▸ **INFORMATION PROVIDED**

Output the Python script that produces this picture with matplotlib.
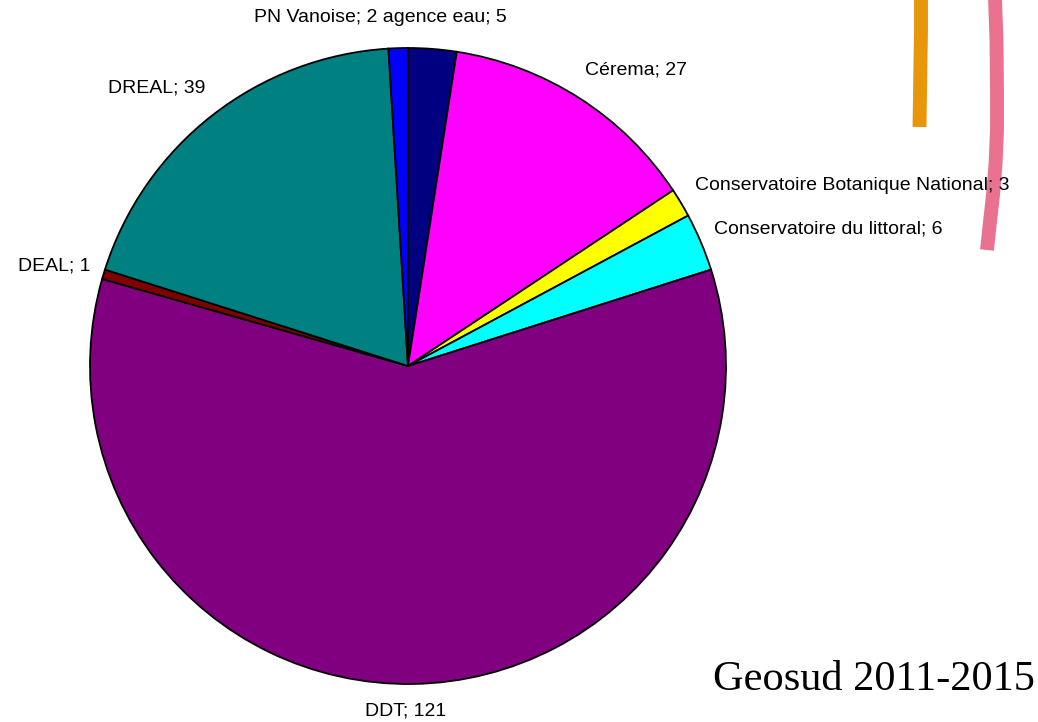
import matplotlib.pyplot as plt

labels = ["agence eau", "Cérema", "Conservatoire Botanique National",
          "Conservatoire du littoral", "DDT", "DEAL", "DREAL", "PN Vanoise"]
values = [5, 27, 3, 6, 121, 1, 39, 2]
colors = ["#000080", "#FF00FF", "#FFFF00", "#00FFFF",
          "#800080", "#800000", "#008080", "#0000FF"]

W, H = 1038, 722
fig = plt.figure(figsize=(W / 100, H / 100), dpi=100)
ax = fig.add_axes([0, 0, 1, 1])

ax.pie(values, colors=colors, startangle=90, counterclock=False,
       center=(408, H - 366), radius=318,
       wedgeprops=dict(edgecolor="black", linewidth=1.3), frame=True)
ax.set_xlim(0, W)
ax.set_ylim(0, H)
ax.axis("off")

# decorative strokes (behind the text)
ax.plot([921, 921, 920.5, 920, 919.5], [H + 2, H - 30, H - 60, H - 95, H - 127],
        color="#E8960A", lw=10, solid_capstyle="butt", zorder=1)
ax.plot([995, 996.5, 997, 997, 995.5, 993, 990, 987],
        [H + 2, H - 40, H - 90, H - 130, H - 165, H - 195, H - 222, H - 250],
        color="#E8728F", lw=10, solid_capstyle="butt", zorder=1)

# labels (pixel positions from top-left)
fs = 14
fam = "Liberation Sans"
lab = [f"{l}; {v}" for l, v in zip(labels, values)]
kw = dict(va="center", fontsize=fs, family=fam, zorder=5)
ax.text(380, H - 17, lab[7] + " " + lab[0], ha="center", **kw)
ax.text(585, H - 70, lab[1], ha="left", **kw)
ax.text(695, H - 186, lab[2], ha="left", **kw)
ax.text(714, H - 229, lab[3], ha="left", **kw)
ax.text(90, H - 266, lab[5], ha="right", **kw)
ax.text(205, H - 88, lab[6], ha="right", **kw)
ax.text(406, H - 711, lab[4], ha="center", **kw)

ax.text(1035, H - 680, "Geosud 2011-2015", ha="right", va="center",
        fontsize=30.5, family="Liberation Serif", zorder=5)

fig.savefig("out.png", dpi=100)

▸ **EXERCISE BRIEF**
Every line above should be returned word for word, with the pictures left behind.

▸ **WORKED ANSWER**
Output the Python script that produces this picture with matplotlib.
import matplotlib.pyplot as plt

labels = ["agence eau", "Cérema", "Conservatoire Botanique National",
          "Conservatoire du littoral", "DDT", "DEAL", "DREAL", "PN Vanoise"]
values = [5, 27, 3, 6, 121, 1, 39, 2]
colors = ["#000080", "#FF00FF", "#FFFF00", "#00FFFF",
          "#800080", "#800000", "#008080", "#0000FF"]

W, H = 1038, 722
fig = plt.figure(figsize=(W / 100, H / 100), dpi=100)
ax = fig.add_axes([0, 0, 1, 1])

ax.pie(values, colors=colors, startangle=90, counterclock=False,
       center=(408, H - 366), radius=318,
       wedgeprops=dict(edgecolor="black", linewidth=1.3), frame=True)
ax.set_xlim(0, W)
ax.set_ylim(0, H)
ax.axis("off")

# decorative strokes (behind the text)
ax.plot([921, 921, 920.5, 920, 919.5], [H + 2, H - 30, H - 60, H - 95, H - 127],
        color="#E8960A", lw=10, solid_capstyle="butt", zorder=1)
ax.plot([995, 996.5, 997, 997, 995.5, 993, 990, 987],
        [H + 2, H - 40, H - 90, H - 130, H - 165, H - 195, H - 222, H - 250],
        color="#E8728F", lw=10, solid_capstyle="butt", zorder=1)

# labels (pixel positions from top-left)
fs = 14
fam = "Liberation Sans"
lab = [f"{l}; {v}" for l, v in zip(labels, values)]
kw = dict(va="center", fontsize=fs, family=fam, zorder=5)
ax.text(380, H - 17, lab[7] + " " + lab[0], ha="center", **kw)
ax.text(585, H - 70, lab[1], ha="left", **kw)
ax.text(695, H - 186, lab[2], ha="left", **kw)
ax.text(714, H - 229, lab[3], ha="left", **kw)
ax.text(90, H - 266, lab[5], ha="right", **kw)
ax.text(205, H - 88, lab[6], ha="right", **kw)
ax.text(406, H - 711, lab[4], ha="center", **kw)

ax.text(1035, H - 680, "Geosud 2011-2015", ha="right", va="center",
        fontsize=30.5, family="Liberation Serif", zorder=5)

fig.savefig("out.png", dpi=100)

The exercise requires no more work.